Charts and diagrams as code
________________________
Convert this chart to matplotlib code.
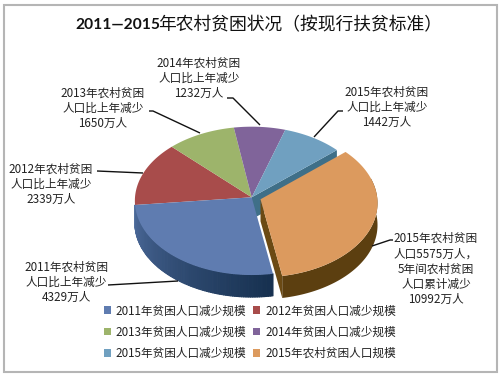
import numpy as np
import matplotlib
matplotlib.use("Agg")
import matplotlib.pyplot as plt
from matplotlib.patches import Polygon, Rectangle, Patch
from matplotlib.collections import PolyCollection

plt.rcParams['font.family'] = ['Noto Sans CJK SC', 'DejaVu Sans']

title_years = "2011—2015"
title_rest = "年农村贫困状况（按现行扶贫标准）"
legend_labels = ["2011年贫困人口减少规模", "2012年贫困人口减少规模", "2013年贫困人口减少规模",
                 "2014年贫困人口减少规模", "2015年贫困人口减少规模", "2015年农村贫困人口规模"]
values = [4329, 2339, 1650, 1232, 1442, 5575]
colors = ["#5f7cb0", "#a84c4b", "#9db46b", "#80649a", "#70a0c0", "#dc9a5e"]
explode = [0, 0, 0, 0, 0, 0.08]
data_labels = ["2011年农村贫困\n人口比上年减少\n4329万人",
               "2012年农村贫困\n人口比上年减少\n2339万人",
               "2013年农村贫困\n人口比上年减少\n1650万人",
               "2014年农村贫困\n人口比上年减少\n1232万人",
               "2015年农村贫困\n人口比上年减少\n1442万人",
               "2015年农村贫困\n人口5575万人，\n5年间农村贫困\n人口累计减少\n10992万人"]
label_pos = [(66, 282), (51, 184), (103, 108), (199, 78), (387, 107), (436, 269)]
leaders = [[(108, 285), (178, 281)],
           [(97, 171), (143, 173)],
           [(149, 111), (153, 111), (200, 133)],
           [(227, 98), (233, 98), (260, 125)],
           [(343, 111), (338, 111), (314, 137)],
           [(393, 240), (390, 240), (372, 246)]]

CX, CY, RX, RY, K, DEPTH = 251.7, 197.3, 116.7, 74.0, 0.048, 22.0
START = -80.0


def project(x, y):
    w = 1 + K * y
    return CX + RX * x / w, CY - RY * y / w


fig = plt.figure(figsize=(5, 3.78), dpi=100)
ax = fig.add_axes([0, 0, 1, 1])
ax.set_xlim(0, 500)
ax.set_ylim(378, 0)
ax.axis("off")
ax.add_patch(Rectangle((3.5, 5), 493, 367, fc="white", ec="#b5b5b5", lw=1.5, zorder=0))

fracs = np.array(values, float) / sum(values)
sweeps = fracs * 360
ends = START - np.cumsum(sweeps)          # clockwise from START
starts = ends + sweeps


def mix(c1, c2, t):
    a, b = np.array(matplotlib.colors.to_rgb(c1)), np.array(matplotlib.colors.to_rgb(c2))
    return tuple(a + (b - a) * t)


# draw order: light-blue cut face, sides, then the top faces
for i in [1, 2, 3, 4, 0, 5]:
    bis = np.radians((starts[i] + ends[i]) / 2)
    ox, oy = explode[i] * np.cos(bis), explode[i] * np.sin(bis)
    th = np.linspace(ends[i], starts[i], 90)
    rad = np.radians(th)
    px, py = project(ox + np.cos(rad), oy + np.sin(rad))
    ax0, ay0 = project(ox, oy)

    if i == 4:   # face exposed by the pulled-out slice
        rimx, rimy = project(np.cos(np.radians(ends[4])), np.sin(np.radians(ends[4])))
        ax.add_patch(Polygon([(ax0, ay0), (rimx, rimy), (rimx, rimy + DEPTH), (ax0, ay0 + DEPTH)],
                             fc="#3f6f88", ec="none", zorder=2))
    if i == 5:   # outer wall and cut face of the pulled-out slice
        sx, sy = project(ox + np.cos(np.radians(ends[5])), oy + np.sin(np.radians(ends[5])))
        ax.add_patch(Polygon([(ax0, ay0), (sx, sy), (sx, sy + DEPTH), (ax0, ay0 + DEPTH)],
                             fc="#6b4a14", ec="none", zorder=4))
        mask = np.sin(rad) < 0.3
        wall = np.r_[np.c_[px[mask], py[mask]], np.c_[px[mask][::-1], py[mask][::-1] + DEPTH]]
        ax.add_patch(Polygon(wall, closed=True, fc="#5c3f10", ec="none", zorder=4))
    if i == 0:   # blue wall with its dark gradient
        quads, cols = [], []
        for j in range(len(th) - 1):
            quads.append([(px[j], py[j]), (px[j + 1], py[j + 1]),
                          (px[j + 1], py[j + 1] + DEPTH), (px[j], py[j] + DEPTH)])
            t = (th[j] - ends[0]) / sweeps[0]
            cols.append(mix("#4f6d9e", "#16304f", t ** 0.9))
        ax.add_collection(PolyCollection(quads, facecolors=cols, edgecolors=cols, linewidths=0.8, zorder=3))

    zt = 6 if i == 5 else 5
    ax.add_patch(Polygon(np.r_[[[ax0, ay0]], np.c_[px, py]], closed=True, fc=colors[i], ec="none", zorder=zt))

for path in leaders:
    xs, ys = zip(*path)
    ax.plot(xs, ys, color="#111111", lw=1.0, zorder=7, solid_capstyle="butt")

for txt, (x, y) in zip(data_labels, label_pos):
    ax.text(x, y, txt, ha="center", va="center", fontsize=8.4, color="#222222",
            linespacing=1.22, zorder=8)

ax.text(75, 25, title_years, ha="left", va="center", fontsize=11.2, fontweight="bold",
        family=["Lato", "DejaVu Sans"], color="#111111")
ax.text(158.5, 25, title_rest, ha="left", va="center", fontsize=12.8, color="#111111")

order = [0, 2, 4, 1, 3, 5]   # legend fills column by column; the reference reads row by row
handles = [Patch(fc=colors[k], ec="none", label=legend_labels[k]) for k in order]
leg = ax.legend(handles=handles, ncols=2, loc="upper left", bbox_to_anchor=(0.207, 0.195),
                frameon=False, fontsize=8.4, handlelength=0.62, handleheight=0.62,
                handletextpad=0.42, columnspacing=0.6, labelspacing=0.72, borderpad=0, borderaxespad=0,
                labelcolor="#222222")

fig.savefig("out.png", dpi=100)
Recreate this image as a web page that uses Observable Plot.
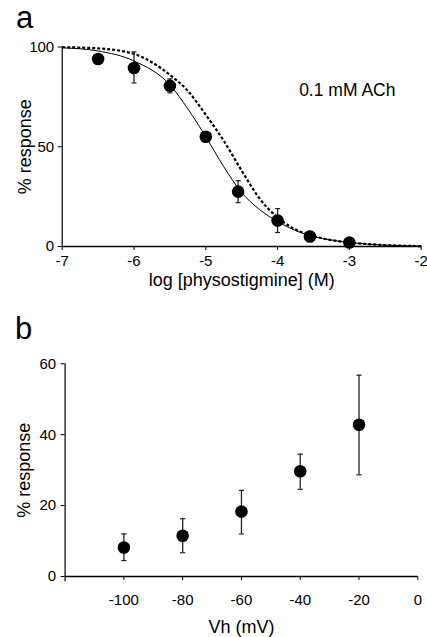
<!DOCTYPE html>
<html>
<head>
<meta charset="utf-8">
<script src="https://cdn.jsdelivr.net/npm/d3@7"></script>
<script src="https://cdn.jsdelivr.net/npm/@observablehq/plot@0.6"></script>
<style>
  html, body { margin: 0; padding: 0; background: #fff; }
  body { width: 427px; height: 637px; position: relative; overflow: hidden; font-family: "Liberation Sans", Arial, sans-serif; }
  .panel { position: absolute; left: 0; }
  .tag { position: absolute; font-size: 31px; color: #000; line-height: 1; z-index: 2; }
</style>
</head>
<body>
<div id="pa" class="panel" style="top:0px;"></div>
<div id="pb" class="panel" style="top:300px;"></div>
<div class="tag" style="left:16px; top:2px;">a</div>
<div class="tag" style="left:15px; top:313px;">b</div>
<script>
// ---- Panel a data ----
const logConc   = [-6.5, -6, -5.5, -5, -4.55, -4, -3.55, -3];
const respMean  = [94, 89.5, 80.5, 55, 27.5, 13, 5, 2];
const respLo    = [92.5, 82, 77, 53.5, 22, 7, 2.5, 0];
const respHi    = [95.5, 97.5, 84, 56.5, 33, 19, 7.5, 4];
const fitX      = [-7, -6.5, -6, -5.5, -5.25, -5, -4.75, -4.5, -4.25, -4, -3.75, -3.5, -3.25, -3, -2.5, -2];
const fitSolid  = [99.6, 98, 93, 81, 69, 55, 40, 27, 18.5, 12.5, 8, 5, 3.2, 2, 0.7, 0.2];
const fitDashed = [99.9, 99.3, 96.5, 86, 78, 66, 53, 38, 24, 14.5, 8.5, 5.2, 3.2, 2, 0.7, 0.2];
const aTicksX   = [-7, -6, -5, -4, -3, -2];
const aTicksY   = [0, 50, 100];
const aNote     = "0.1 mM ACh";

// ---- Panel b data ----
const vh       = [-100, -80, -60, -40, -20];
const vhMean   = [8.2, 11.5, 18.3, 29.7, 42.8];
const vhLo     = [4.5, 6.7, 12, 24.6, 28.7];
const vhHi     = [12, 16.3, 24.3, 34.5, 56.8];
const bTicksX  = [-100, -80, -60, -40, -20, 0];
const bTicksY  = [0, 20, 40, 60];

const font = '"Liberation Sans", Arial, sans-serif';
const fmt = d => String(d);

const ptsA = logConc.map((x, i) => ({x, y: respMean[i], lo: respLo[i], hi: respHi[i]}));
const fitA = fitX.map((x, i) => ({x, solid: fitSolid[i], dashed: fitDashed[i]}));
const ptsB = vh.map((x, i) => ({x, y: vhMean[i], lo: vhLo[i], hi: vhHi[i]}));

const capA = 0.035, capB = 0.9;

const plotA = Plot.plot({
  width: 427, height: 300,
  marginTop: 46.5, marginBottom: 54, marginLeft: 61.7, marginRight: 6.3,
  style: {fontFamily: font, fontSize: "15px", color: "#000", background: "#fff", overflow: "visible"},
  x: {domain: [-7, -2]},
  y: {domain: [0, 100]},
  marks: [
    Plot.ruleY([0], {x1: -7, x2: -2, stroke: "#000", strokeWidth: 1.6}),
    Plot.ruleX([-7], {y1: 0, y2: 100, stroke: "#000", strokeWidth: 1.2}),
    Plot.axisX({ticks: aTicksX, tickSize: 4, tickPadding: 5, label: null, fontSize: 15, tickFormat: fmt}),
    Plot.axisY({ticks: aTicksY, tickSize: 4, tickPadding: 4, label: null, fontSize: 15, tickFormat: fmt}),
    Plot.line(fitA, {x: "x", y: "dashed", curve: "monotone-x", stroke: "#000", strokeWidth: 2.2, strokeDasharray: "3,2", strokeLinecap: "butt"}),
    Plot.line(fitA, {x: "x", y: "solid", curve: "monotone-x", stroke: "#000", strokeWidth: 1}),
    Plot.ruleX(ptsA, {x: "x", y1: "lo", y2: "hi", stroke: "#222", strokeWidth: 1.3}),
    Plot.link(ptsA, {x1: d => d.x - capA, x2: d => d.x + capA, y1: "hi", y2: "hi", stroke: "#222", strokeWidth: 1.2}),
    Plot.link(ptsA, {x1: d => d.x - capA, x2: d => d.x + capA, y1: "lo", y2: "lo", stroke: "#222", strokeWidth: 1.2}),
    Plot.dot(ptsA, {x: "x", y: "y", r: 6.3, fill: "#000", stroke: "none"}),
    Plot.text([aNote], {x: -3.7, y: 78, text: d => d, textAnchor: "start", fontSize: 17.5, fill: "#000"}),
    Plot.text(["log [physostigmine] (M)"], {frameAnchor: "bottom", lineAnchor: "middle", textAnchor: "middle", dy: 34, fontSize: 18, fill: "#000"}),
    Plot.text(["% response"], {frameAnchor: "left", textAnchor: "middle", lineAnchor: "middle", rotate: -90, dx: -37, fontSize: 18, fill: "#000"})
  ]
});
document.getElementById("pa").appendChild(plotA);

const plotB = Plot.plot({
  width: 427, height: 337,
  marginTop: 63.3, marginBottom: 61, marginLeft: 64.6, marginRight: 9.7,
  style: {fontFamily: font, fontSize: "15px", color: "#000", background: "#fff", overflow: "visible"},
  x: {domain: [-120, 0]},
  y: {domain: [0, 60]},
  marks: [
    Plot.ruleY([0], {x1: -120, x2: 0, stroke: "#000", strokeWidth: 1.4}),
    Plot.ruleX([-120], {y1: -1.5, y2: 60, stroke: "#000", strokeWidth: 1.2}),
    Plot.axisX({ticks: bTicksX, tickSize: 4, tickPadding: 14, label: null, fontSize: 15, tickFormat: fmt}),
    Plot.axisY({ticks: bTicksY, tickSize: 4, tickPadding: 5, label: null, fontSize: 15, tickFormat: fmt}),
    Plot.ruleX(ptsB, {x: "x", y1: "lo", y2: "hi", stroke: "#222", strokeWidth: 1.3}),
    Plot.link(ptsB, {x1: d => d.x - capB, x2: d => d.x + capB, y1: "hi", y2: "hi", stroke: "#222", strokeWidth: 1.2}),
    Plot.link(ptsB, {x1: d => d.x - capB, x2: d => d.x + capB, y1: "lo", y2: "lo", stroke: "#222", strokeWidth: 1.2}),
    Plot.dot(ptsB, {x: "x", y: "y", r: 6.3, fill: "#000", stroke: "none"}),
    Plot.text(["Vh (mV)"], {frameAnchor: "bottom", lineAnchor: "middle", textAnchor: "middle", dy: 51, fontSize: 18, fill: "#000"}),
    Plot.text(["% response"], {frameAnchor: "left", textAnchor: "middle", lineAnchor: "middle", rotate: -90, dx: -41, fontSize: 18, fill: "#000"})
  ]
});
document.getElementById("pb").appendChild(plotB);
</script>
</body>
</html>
________________________
- **Stated task**: Emit the lines of the material exactly, from its first line to the line containing "plt.rcParams['font.family'] = ['Noto", inclusive; leave every picture out.

- **Final result**:
Convert this chart to matplotlib code.
import numpy as np
import matplotlib
matplotlib.use("Agg")
import matplotlib.pyplot as plt
from matplotlib.patches import Polygon, Rectangle, Patch
from matplotlib.collections import PolyCollection

plt.rcParams['font.family'] = ['Noto Sans CJK SC', 'DejaVu Sans']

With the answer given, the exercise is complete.